** Collected material **
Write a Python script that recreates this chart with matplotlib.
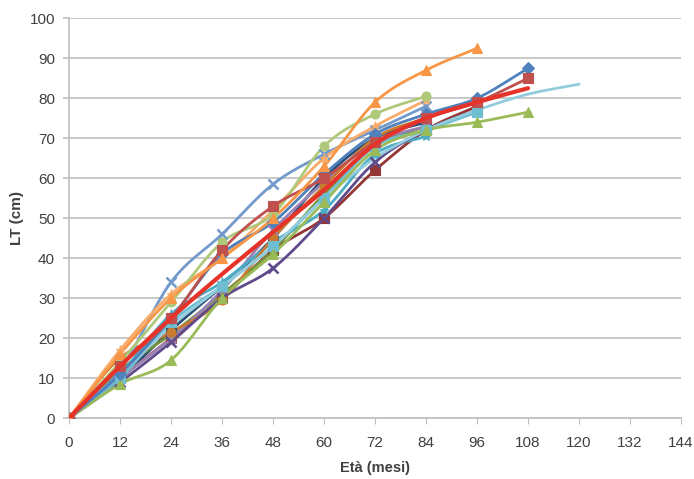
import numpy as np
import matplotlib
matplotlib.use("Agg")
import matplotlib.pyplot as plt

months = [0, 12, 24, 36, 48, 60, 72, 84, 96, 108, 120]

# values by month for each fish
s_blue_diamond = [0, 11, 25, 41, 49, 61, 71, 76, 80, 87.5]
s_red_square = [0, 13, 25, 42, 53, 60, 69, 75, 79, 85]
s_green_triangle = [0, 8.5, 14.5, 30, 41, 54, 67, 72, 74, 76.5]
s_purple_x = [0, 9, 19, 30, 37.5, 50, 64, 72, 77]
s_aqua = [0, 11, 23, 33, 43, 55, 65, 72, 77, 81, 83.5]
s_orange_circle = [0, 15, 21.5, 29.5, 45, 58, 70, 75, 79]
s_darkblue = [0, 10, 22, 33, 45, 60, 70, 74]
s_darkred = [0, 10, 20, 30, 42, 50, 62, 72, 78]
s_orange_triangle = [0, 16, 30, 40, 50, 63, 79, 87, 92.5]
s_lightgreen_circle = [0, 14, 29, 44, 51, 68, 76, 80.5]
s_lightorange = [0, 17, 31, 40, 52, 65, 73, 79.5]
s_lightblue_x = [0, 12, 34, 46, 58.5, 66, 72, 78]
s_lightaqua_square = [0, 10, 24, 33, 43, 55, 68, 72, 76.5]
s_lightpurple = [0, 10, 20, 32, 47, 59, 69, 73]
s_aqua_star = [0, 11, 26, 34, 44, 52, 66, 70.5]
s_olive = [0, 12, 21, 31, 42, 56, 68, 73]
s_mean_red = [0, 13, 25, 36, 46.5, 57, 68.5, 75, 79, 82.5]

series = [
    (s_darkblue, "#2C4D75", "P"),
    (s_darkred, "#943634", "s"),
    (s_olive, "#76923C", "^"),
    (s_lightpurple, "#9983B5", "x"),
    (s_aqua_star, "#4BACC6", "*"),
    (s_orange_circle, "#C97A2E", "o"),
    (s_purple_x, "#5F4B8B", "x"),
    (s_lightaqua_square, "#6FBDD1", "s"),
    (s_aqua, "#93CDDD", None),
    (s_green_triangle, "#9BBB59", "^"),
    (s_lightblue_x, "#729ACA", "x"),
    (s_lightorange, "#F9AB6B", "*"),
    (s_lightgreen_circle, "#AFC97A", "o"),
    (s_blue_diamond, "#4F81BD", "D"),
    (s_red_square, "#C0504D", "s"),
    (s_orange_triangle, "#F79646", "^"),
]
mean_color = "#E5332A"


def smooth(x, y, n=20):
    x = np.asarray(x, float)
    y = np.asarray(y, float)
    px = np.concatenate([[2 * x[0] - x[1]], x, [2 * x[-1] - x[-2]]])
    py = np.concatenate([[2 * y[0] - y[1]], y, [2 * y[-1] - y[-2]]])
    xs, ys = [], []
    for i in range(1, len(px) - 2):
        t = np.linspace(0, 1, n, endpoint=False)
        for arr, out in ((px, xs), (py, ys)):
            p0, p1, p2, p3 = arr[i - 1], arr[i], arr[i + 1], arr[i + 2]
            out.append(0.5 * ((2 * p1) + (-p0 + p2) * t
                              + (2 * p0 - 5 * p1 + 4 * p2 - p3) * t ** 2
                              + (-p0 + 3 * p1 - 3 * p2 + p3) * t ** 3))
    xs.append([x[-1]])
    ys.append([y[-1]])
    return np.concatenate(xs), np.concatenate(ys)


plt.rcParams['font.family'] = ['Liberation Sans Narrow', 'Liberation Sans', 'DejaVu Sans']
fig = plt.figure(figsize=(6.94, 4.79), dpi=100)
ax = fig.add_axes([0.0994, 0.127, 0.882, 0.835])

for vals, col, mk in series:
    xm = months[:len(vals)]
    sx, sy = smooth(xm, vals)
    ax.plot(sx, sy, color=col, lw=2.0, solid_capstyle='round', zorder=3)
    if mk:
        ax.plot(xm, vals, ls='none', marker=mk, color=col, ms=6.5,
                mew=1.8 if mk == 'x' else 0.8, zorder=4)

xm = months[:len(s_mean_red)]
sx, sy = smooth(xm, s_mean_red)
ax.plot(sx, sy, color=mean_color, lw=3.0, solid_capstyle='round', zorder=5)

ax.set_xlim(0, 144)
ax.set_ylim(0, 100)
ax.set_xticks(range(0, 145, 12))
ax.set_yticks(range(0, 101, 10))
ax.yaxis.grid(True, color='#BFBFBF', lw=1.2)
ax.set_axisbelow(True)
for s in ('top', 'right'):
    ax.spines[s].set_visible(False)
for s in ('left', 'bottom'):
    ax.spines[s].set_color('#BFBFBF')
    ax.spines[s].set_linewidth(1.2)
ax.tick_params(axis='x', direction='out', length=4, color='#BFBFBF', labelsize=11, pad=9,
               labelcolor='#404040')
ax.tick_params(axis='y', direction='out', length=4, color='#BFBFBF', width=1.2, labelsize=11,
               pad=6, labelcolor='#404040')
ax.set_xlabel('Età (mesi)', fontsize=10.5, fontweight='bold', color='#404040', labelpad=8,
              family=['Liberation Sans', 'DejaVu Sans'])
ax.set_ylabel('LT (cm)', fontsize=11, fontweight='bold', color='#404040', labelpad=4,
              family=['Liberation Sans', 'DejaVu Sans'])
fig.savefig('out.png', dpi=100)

** Stated task **
From the opening line of the listing above through the line bearing "75, 79, 82.5]", repeat each line exactly. Drop every picture.

** Solution to this problem **
Write a Python script that recreates this chart with matplotlib.
import numpy as np
import matplotlib
matplotlib.use("Agg")
import matplotlib.pyplot as plt

months = [0, 12, 24, 36, 48, 60, 72, 84, 96, 108, 120]

# values by month for each fish
s_blue_diamond = [0, 11, 25, 41, 49, 61, 71, 76, 80, 87.5]
s_red_square = [0, 13, 25, 42, 53, 60, 69, 75, 79, 85]
s_green_triangle = [0, 8.5, 14.5, 30, 41, 54, 67, 72, 74, 76.5]
s_purple_x = [0, 9, 19, 30, 37.5, 50, 64, 72, 77]
s_aqua = [0, 11, 23, 33, 43, 55, 65, 72, 77, 81, 83.5]
s_orange_circle = [0, 15, 21.5, 29.5, 45, 58, 70, 75, 79]
s_darkblue = [0, 10, 22, 33, 45, 60, 70, 74]
s_darkred = [0, 10, 20, 30, 42, 50, 62, 72, 78]
s_orange_triangle = [0, 16, 30, 40, 50, 63, 79, 87, 92.5]
s_lightgreen_circle = [0, 14, 29, 44, 51, 68, 76, 80.5]
s_lightorange = [0, 17, 31, 40, 52, 65, 73, 79.5]
s_lightblue_x = [0, 12, 34, 46, 58.5, 66, 72, 78]
s_lightaqua_square = [0, 10, 24, 33, 43, 55, 68, 72, 76.5]
s_lightpurple = [0, 10, 20, 32, 47, 59, 69, 73]
s_aqua_star = [0, 11, 26, 34, 44, 52, 66, 70.5]
s_olive = [0, 12, 21, 31, 42, 56, 68, 73]
s_mean_red = [0, 13, 25, 36, 46.5, 57, 68.5, 75, 79, 82.5]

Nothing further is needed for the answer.